--- start ---

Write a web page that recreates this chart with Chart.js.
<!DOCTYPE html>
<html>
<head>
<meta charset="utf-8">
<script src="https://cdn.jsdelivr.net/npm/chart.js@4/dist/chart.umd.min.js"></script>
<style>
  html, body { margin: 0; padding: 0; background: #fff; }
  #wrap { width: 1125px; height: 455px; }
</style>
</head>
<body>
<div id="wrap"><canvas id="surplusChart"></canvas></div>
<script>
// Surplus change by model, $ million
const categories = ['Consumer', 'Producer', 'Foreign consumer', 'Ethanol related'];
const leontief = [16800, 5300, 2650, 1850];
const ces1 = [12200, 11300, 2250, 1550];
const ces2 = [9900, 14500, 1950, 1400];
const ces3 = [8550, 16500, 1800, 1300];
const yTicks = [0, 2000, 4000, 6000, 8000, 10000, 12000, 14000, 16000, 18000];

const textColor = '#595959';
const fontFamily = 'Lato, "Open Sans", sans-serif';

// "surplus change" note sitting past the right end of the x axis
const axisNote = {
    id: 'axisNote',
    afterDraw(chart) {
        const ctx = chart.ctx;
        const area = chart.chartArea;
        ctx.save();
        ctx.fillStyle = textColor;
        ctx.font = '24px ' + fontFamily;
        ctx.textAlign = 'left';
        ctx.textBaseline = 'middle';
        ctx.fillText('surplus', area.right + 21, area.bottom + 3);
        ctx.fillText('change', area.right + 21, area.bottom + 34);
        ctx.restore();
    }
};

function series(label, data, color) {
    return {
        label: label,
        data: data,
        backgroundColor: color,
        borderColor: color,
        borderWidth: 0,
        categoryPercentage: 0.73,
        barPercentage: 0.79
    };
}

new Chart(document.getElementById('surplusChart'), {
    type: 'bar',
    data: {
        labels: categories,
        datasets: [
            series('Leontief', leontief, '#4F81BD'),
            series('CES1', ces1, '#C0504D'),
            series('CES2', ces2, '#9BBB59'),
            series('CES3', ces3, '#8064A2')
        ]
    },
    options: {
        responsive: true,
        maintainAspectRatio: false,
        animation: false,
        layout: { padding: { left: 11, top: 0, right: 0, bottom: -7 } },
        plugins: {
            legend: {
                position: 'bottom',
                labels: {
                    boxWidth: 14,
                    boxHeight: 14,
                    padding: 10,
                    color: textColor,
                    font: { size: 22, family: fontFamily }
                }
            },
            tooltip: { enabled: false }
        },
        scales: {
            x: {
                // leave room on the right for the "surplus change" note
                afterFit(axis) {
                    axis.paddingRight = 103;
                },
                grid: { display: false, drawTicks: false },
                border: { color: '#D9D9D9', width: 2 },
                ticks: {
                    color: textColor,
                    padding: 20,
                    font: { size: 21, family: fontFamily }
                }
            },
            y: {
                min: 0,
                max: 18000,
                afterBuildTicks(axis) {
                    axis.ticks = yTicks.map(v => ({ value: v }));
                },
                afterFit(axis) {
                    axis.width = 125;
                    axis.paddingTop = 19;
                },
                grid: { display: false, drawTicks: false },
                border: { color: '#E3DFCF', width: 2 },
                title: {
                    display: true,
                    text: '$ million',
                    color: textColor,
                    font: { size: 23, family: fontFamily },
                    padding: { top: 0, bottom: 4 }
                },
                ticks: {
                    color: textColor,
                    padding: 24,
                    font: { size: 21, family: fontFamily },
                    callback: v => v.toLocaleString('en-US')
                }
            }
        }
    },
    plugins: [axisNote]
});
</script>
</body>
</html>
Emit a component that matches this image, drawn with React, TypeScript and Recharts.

--- end ---
--- start ---

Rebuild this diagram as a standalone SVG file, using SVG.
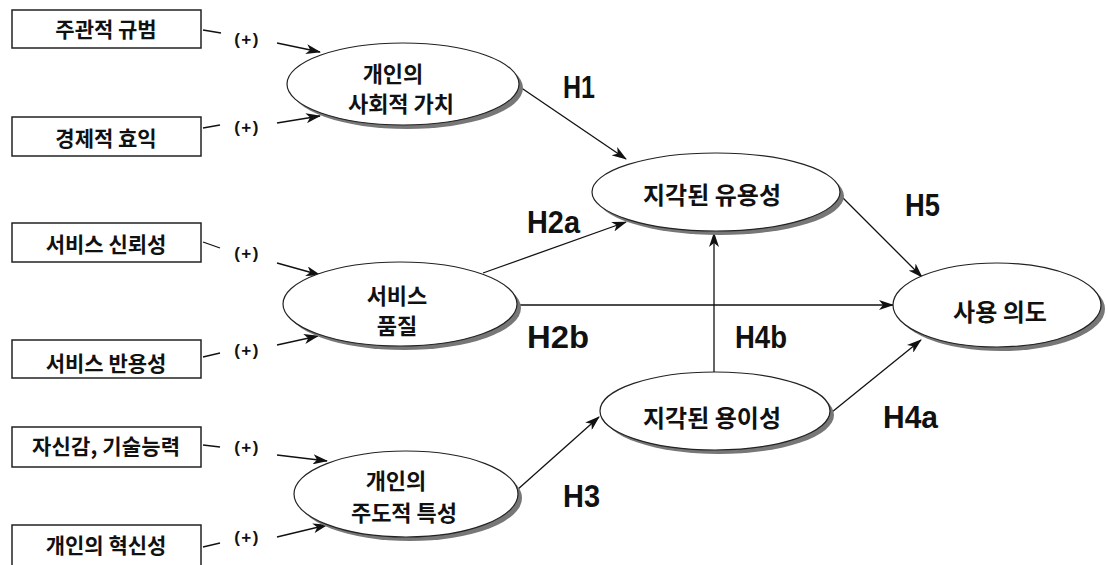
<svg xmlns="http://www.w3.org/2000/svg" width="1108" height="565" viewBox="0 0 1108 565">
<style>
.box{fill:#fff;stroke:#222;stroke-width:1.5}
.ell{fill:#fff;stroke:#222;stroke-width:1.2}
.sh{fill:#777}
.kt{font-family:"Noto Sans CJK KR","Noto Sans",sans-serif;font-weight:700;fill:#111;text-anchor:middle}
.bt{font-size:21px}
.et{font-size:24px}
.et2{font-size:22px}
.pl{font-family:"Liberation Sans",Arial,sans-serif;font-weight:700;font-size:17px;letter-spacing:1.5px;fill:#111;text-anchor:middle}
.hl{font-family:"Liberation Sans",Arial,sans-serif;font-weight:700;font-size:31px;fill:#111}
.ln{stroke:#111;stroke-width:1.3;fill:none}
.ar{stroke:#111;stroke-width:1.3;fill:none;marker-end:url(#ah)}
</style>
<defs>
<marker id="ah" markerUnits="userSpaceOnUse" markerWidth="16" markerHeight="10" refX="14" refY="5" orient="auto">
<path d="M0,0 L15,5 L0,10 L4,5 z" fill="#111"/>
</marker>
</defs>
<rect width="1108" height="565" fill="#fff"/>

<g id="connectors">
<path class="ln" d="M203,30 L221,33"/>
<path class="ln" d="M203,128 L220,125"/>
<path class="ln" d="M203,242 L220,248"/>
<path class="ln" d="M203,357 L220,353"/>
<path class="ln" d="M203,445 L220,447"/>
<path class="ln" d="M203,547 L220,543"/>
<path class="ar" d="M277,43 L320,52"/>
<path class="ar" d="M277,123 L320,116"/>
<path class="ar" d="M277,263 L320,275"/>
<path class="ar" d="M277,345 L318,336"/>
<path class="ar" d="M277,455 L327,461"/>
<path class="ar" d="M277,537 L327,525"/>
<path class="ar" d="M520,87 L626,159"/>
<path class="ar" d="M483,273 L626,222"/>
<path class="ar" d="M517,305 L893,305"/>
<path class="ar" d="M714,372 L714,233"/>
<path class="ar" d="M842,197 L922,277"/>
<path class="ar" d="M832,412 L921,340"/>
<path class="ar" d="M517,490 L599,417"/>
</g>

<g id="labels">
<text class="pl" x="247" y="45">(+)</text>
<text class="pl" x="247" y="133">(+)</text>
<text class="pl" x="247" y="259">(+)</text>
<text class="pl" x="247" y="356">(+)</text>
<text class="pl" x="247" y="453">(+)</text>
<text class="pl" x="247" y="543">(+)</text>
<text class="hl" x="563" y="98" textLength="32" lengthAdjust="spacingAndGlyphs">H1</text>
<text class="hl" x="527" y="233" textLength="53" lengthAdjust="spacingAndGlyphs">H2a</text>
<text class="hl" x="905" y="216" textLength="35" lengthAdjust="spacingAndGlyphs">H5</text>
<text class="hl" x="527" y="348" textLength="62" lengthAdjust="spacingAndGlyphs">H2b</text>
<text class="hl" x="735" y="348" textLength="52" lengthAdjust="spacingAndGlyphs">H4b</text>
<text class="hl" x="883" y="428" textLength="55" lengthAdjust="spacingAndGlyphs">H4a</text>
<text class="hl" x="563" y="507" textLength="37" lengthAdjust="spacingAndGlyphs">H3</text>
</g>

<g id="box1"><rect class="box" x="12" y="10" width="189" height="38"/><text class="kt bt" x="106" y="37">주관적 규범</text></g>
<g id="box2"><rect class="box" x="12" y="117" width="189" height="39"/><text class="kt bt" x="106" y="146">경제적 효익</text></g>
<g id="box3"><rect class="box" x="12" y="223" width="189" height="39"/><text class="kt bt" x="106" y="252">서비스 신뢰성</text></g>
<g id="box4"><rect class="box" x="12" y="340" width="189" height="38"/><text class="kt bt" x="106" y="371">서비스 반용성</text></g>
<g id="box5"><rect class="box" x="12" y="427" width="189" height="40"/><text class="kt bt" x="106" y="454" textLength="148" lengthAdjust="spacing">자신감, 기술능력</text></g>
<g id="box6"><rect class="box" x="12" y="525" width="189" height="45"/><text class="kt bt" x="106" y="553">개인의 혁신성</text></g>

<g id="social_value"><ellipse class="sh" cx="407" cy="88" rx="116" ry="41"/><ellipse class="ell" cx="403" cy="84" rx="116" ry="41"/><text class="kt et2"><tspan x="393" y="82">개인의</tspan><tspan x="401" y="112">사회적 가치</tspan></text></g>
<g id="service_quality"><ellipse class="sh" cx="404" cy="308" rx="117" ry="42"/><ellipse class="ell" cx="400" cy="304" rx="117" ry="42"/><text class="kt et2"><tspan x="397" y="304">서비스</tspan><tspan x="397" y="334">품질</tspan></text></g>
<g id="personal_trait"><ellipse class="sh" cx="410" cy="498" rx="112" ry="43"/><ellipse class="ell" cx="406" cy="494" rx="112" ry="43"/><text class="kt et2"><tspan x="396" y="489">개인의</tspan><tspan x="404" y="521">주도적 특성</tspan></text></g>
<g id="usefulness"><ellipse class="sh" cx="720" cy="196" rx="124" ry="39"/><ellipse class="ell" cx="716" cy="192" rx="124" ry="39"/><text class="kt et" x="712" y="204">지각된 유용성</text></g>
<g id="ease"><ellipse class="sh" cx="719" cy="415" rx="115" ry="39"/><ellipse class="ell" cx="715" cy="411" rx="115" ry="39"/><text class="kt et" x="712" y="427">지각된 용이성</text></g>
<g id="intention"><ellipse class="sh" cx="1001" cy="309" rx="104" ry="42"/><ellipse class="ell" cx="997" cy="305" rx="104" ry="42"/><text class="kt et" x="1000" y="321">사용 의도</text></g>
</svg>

--- end ---
--- start ---

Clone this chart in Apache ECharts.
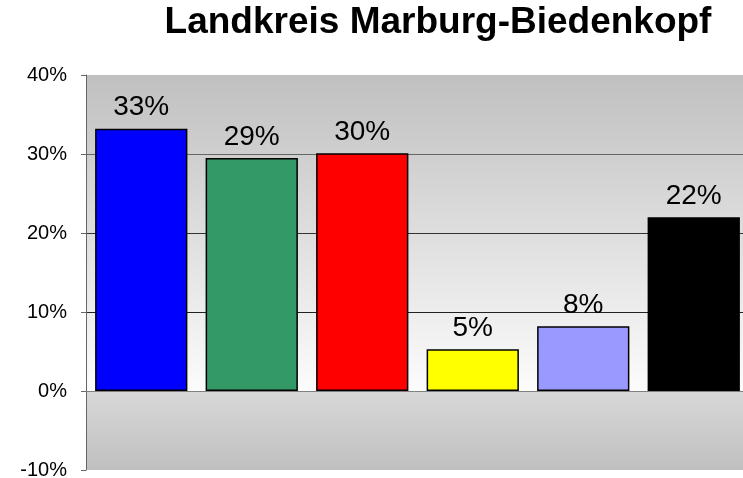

--- end ---

◆ TASK TO CARRY OUT
Out of the records, collect only those lines that contain the string "with".

◆ OUTPUT FOR THIS TASK
Write a web page that recreates this chart with Chart.js.
Emit a component that matches this image, drawn with React, TypeScript and Recharts.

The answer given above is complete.